A tropical wave moved off the coast of Africa and became Tropical Depression Eleven six days later on September 13. The depression moved in a general west-northwest, and was named Tropical Storm Jeanne on September 14 as it grazed the Leeward Islands. The WNW track took the storm to a landfall in Puerto Rico on September 15 with winds of 70 mph. Jeanne moved over Puerto Rico and then moved towards the Dominican Republic and made landfall there as a hurricane with winds of 80 mph.

The hurricane slowly grazed over the northern edge of Hispaniola, dumping heavy rains in Haiti as the storm weakened. Haiti's rough terrain briefly weakened the storm to a depression before it left the island. The storm formed a new center as it regenerated north of Hispaniola. While Jeanne was pounding the islands with rain, Hurricane Ivan was churning in the Gulf of Mexico towards the Gulf Coast. The dissipation on Ivan eventually triggered the Subtropical Ridge that was steering Jeanne west to collapse. Over the next few days, Jeanne's movement was very slow and erratic. The storm started moving northward away from Hispaniola, all the while Jeanne gradually became a hurricane once again.

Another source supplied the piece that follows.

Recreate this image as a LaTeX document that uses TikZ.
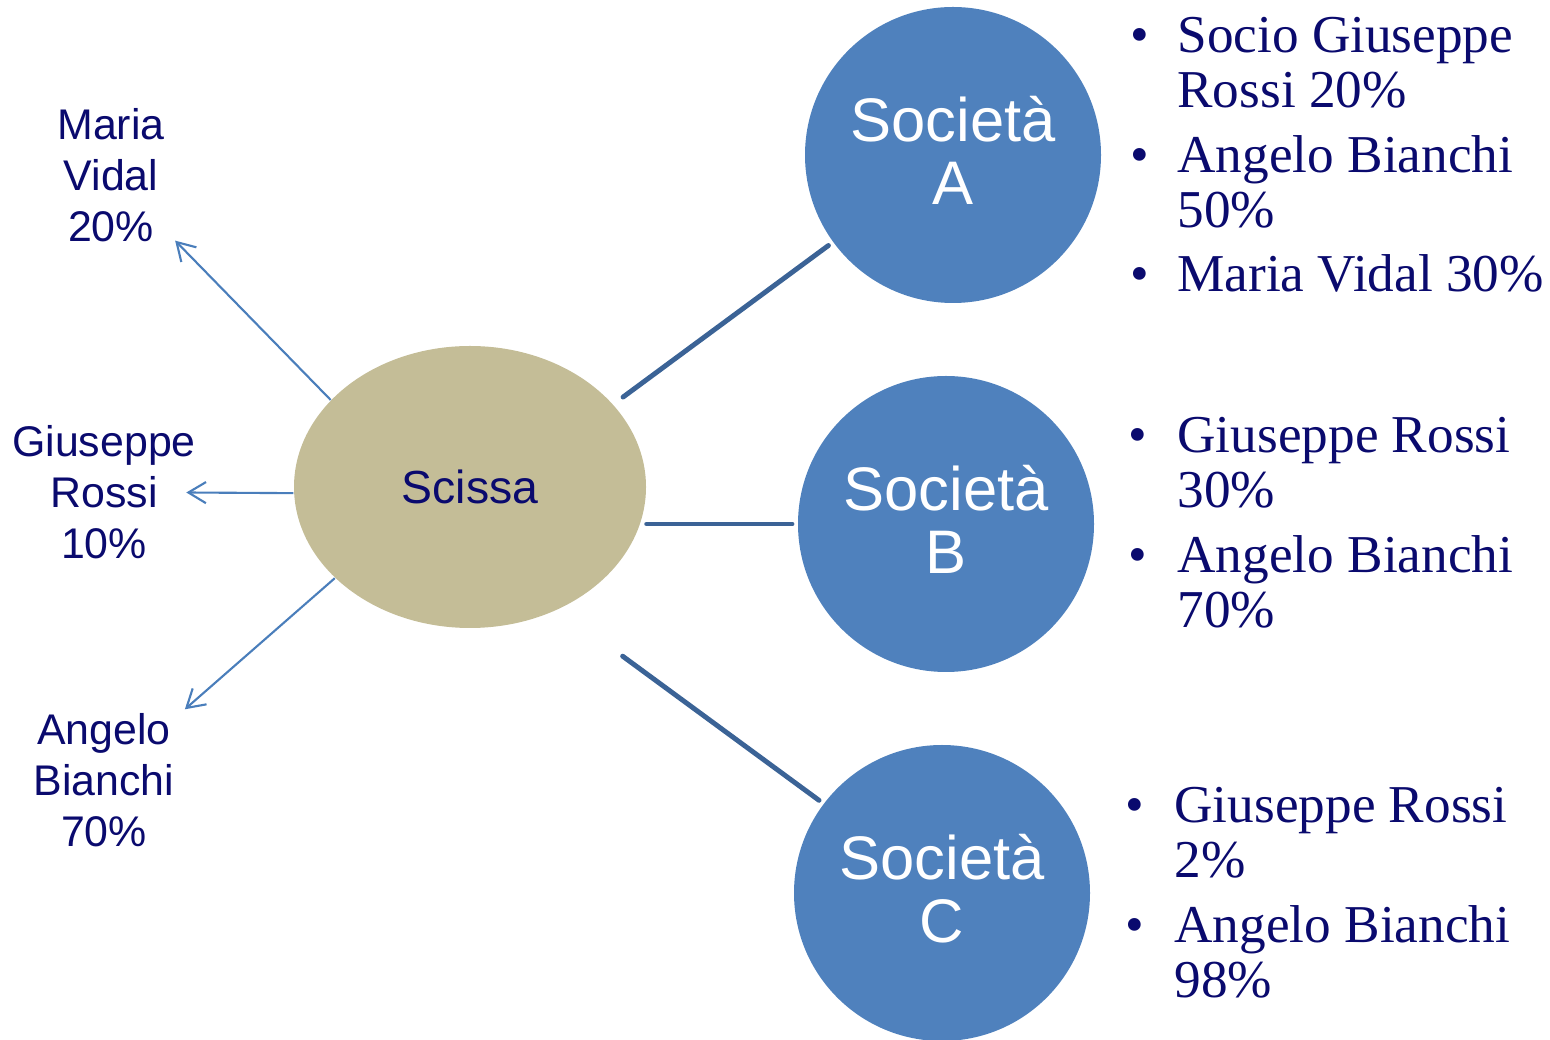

At this point, Jeanne curved to the east, and completed a full clockwise loop before turning back to the WNW. This led to difficulty in predicting where the storm would head next. The steering currents finally increased and Jeanne started moving faster West towards Florida and the Bahamas. Jeanne became a Category 3 major hurricane before slamming into the northern bahamas. Jeanne reached her peak strength with a pressure of 951 mbar and winds of 120 mph just before making landfall near Sewalls Point, Florida late on September 25. This was within three miles of where Hurricane Frances had struck just a few weeks prior.

Unlike Frances, however, Jeanne curved more to the north and remained over Florida, never entering the Gulf of Mexico. Jeanne was downgraded to a depression on September 27 over central Georgia.

Over ten inches of sudden rain fell in the northern mountains of Haiti as Jeanne swiped the island. This rain triggered land and mudslides and severe flooding which killed over 3,000. An additional five direct deaths occured in Florida. Total damages are estimated at near 7 Billion Dollars.